Listed records:
#####

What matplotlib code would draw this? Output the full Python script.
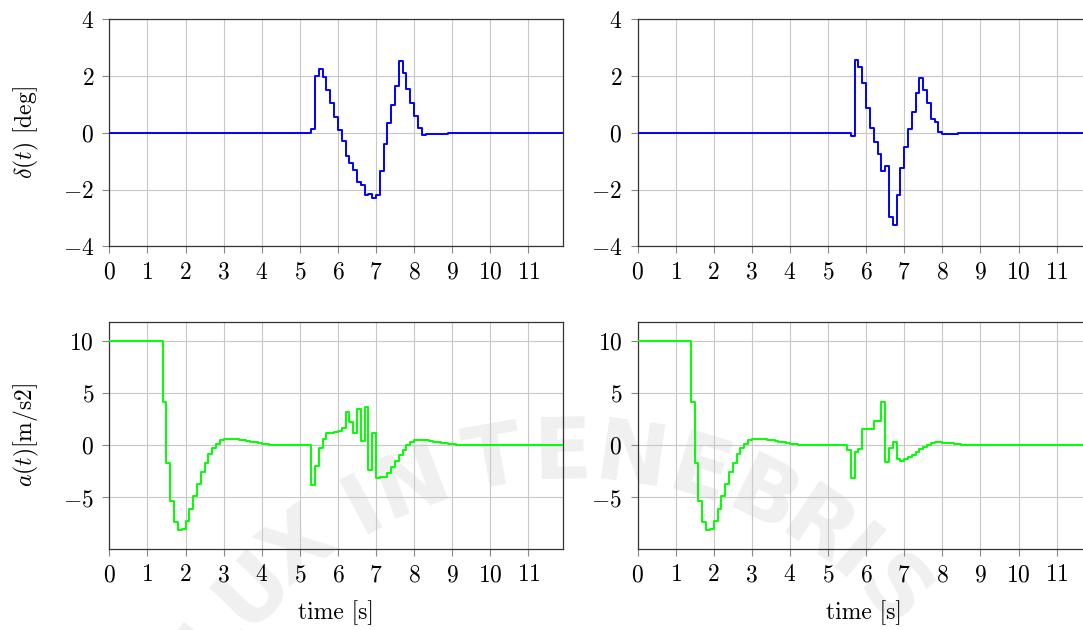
import numpy as np
import matplotlib
matplotlib.use("Agg")
import matplotlib.pyplot as plt

plt.rcParams.update({
    "font.family": "serif",
    "font.serif": ["cmr10"],
    "mathtext.fontset": "cm",
    "axes.formatter.use_mathtext": True,
    "font.size": 17,
})

# muestreo de la simulacion (retenedor de orden cero, Ts = 0.1 s)
Ts = 0.1
n_muestras = 120

# angulo de direccion [deg], caso 1 y caso 2 (tramos no nulos)
t0_delta_1 = 5.3
delta_1 = [0.15, 2.01, 2.25, 1.97, 1.52, 1.04, 0.55, 0.12, -0.28, -0.81,
           -1.06, -1.30, -1.72, -1.84, -2.19, -2.14, -2.29, -2.19, -1.34, -0.38,
           0.37, 0.98, 1.67, 2.52, 2.10, 1.54, 1.07, 0.60, 0.16, -0.06,
           -0.05, -0.04, -0.03, -0.03, -0.02, -0.02, -0.01, -0.01]
t0_delta_2 = 5.6
delta_2 = [-0.09, 2.56, 2.32, 1.75, 0.87, 0.16, -0.31, -0.74, -1.34, -1.15,
           -2.96, -3.25, -2.19, -1.24, -0.48, 0.13, 0.74, 1.42, 1.95, 1.52,
           1.07, 0.48, 0.38, 0.05, -0.03, -0.03, -0.02, -0.02, -0.01, -0.01]

# aceleracion [m/s2]: tramo inicial comun (frenado) y maniobra de cada caso
a_inicial = 10.0
t0_frenado = 1.4
a_frenado = [4.12, -1.66, -5.37, -7.38, -8.15, -8.02, -7.22, -6.14, -4.89, -3.71,
             -2.59, -1.66, -0.86, -0.29, 0.13, 0.45, 0.55, 0.60, 0.60, 0.58,
             0.53, 0.47, 0.40, 0.33, 0.26, 0.20, 0.15, 0.10, 0.06, 0.03,
             0.01, 0.0, -0.01, -0.01, -0.02, -0.02, -0.02, -0.01, -0.01]
t0_a_1 = 5.3
a_1 = [-3.77, -1.95, -0.29, 0.61, 1.12, 1.18, 1.21, 1.31, 1.60, 3.16,
       2.17, 1.18, 3.48, 0.35, 3.67, -2.40, 1.18, -3.10, -3.07, -3.00,
       -2.65, -2.08, -1.47, -0.90, -0.42, 0.0, 0.29, 0.45, 0.48, 0.48,
       0.45, 0.40, 0.34, 0.28, 0.22, 0.16, 0.11, 0.07, 0.04, 0.02, 0.01]
t0_a_2 = 5.5
a_2 = [-0.48, -3.10, -0.64, -0.35, 1.50, 1.50, 1.50, 2.33, 2.33, 4.09,
       -1.57, -0.32, 0.29, -1.37, -1.53, -1.37, -1.18, -0.93, -0.64, -0.35,
       -0.16, 0.06, 0.19, 0.26, 0.26, 0.24, 0.20, 0.16, 0.12, 0.08,
       0.05, 0.03, 0.01]

t = np.round(np.arange(n_muestras) * Ts, 1)


def armar(tramos, base=0.0):
    """Arma la senal muestreada colocando cada tramo (t0, valores) sobre la base."""
    y = np.full(n_muestras, base)
    for t0, valores in tramos:
        k = int(round(t0 / Ts))
        y[k:k + len(valores)] = valores
        if k + len(valores) < n_muestras:
            y[k + len(valores):] = 0.0
    return y


d1 = armar([(t0_delta_1, delta_1)])
d2 = armar([(t0_delta_2, delta_2)])
ac1 = armar([(0.0, [a_inicial] * int(round(t0_frenado / Ts))),
             (t0_frenado, a_frenado), (t0_a_1, a_1)])
ac2 = armar([(0.0, [a_inicial] * int(round(t0_frenado / Ts))),
             (t0_frenado, a_frenado), (t0_a_2, a_2)])

fig = plt.figure(figsize=(10.83, 6.3), dpi=100)

# sello de fondo en arco (letra, angulo en grados)
W, H = 1083, 630
cx, cy, r = 570, 895, 440
sello = list("LUXINTENEBRIS")
angs = [-54, -46, -38, -28, -21, -10, -1, 8, 17, 26, 34, 40, 47]
for ch, th in zip(sello, angs):
    x = cx + r * np.sin(np.radians(th))
    y = cy - r * np.cos(np.radians(th))
    fig.text(x / W, 1 - y / H, ch, fontsize=62, fontweight="bold",
             family="DejaVu Sans", color="#f0f0f0", rotation=-th,
             ha="center", va="center", zorder=-1)

ax_w = 453.4 / W
ax_h = 227 / H
pos = {
    (0, 0): (109.3 / W, 1 - 246.5 / H),
    (0, 1): (637.5 / W, 1 - 246.5 / H),
    (1, 0): (109.3 / W, 1 - 548.7 / H),
    (1, 1): (637.5 / W, 1 - 548.7 / H),
}

series = {
    (0, 0): (d1, "blue"),
    (0, 1): (d2, "blue"),
    (1, 0): (ac1, "#00ff00"),
    (1, 1): (ac2, "#00ff00"),
}

for (fila, col), (y, color) in series.items():
    left, bottom = pos[(fila, col)]
    ax = fig.add_axes([left, bottom, ax_w, ax_h])
    ax.set_facecolor("none")
    ax.step(t, y, where="post", color=color, lw=1.4, zorder=3)
    ax.set_xlim(0, 11.9)
    ax.set_xticks(range(12))
    if fila == 0:
        ax.set_ylim(-4, 4)
        ax.set_yticks([-4, -2, 0, 2, 4])
    else:
        ax.set_ylim(-9.9, 11.8)
        ax.set_yticks([-5, 0, 5, 10])
    ax.grid(True, color="#c8c8c8", lw=0.8)
    ax.set_axisbelow(True)
    ax.tick_params(direction="out", length=5, width=0.8, color="#888888", pad=6)
    for s in ax.spines.values():
        s.set_color("#333333")
        s.set_linewidth(0.9)
    if col == 0:
        if fila == 0:
            ax.set_ylabel(r"$\delta(t)$ [deg]")
        else:
            ax.set_ylabel(r"$a(t)$[m/s2]")
        ax.yaxis.set_label_coords(-0.15, 0.5)
    if fila == 1:
        ax.set_xlabel("time [s]")
        ax.xaxis.set_label_coords(0.5, -0.225)

fig.savefig("out.png", dpi=100)
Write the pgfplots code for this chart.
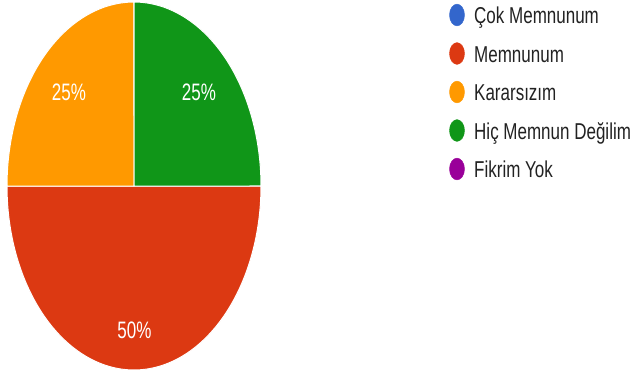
\documentclass[border=0pt]{standalone}
\usepackage{pgfplots}
\pgfplotsset{compat=1.18}
\usepackage{pgfplotstable}
\usepackage{graphicx}
\usepackage{fontspec}
\setmainfont{Liberation Sans}
\definecolor{cblue}{HTML}{3366CC}
\definecolor{cred}{HTML}{DC3912}
\definecolor{corange}{HTML}{FF9900}
\definecolor{cgreen}{HTML}{109618}
\definecolor{cpurple}{HTML}{990099}
\definecolor{ctext}{HTML}{222222}
% Survey answers (share of responses, %)
\pgfplotstableread{
cat value
CokMemnunum 0
Memnunum 50
Kararsizim 25
HicMemnunDegilim 25
FikrimYok 0
}\piedata
\begin{document}
\begin{tikzpicture}
\begin{axis}[
  at={(0,0)}, anchor=south west,
  scale only axis, width=638pt, height=370pt,
  xmin=0, xmax=638, ymin=0, ymax=370, y dir=reverse,
  hide axis, clip=true,
]
% slices start at 3 o'clock and run clockwise: Memnunum 50%, Kararsizim 25%, Hic Memnun Degilim 25%
\addplot[fill=cred, draw=white, line width=1pt, domain=0:180, samples=120]
  ({134+127*cos(x)},{186+184*sin(x)}) -- (axis cs:134,186) -- cycle;
\addplot[fill=corange, draw=white, line width=1pt, domain=180:270, samples=60]
  ({134+127*cos(x)},{186+184*sin(x)}) -- (axis cs:134,186) -- cycle;
\addplot[fill=cgreen, draw=white, line width=1pt, domain=270:360, samples=60]
  ({134+127*cos(x)},{186+184*sin(x)}) -- (axis cs:134,186) -- cycle;
% legend markers
\addplot[only marks, color=cblue, mark=*, mark size=7.5pt, mark options={yscale=1.45, draw=cblue, fill=cblue}] coordinates {(457,15)};
\addplot[only marks, color=cred, mark=*, mark size=7.5pt, mark options={yscale=1.45, draw=cred, fill=cred}] coordinates {(457,53.5)};
\addplot[only marks, color=corange, mark=*, mark size=7.5pt, mark options={yscale=1.45, draw=corange, fill=corange}] coordinates {(457,92)};
\addplot[only marks, color=cgreen, mark=*, mark size=7.5pt, mark options={yscale=1.45, draw=cgreen, fill=cgreen}] coordinates {(457,130.5)};
\addplot[only marks, color=cpurple, mark=*, mark size=7.5pt, mark options={yscale=1.45, draw=cpurple, fill=cpurple}] coordinates {(457,169)};
% slice labels
\node[anchor=base, text=white, font=\fontsize{17}{17}\selectfont, inner sep=0pt] at (axis cs:69,100) {\scalebox{1}[1.4]{25\%}};
\node[anchor=base, text=white, font=\fontsize{17}{17}\selectfont, inner sep=0pt] at (axis cs:199,100) {\scalebox{1}[1.4]{25\%}};
\node[anchor=base, text=white, font=\fontsize{17}{17}\selectfont, inner sep=0pt] at (axis cs:134.5,338) {\scalebox{1}[1.4]{50\%}};
% legend text
\node[anchor=base west, text=ctext, font=\fontsize{17}{17}\selectfont, inner sep=0pt] at (axis cs:474,23.5) {\scalebox{1}[1.35]{Çok Memnunum}};
\node[anchor=base west, text=ctext, font=\fontsize{17}{17}\selectfont, inner sep=0pt] at (axis cs:474,62) {\scalebox{1}[1.35]{Memnunum}};
\node[anchor=base west, text=ctext, font=\fontsize{17}{17}\selectfont, inner sep=0pt] at (axis cs:474,100.5) {\scalebox{1}[1.35]{Kararsızım}};
\node[anchor=base west, text=ctext, font=\fontsize{17}{17}\selectfont, inner sep=0pt] at (axis cs:474,139) {\scalebox{1}[1.35]{Hiç Memnun Değilim}};
\node[anchor=base west, text=ctext, font=\fontsize{17}{17}\selectfont, inner sep=0pt] at (axis cs:474,177.5) {\scalebox{1}[1.35]{Fikrim Yok}};
\end{axis}
\pgfresetboundingbox
\useasboundingbox (0,0) rectangle (638pt,370pt);
\end{tikzpicture}
\end{document}
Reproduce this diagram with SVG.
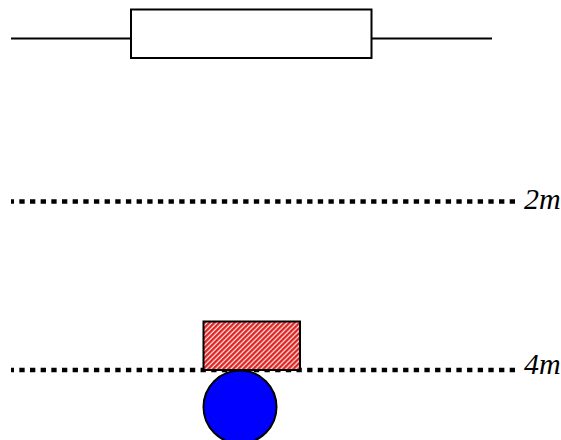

#####

What needs to be done: Return nothing but the lines running from the start of the data to the line with "0.05, -0.03, -0.03, -0.02, -0.02, -0.01, -0.01]", please, both ends included and no pictures.

Written response:
What matplotlib code would draw this? Output the full Python script.
import numpy as np
import matplotlib
matplotlib.use("Agg")
import matplotlib.pyplot as plt

plt.rcParams.update({
    "font.family": "serif",
    "font.serif": ["cmr10"],
    "mathtext.fontset": "cm",
    "axes.formatter.use_mathtext": True,
    "font.size": 17,
})

# muestreo de la simulacion (retenedor de orden cero, Ts = 0.1 s)
Ts = 0.1
n_muestras = 120

# angulo de direccion [deg], caso 1 y caso 2 (tramos no nulos)
t0_delta_1 = 5.3
delta_1 = [0.15, 2.01, 2.25, 1.97, 1.52, 1.04, 0.55, 0.12, -0.28, -0.81,
           -1.06, -1.30, -1.72, -1.84, -2.19, -2.14, -2.29, -2.19, -1.34, -0.38,
           0.37, 0.98, 1.67, 2.52, 2.10, 1.54, 1.07, 0.60, 0.16, -0.06,
           -0.05, -0.04, -0.03, -0.03, -0.02, -0.02, -0.01, -0.01]
t0_delta_2 = 5.6
delta_2 = [-0.09, 2.56, 2.32, 1.75, 0.87, 0.16, -0.31, -0.74, -1.34, -1.15,
           -2.96, -3.25, -2.19, -1.24, -0.48, 0.13, 0.74, 1.42, 1.95, 1.52,
           1.07, 0.48, 0.38, 0.05, -0.03, -0.03, -0.02, -0.02, -0.01, -0.01]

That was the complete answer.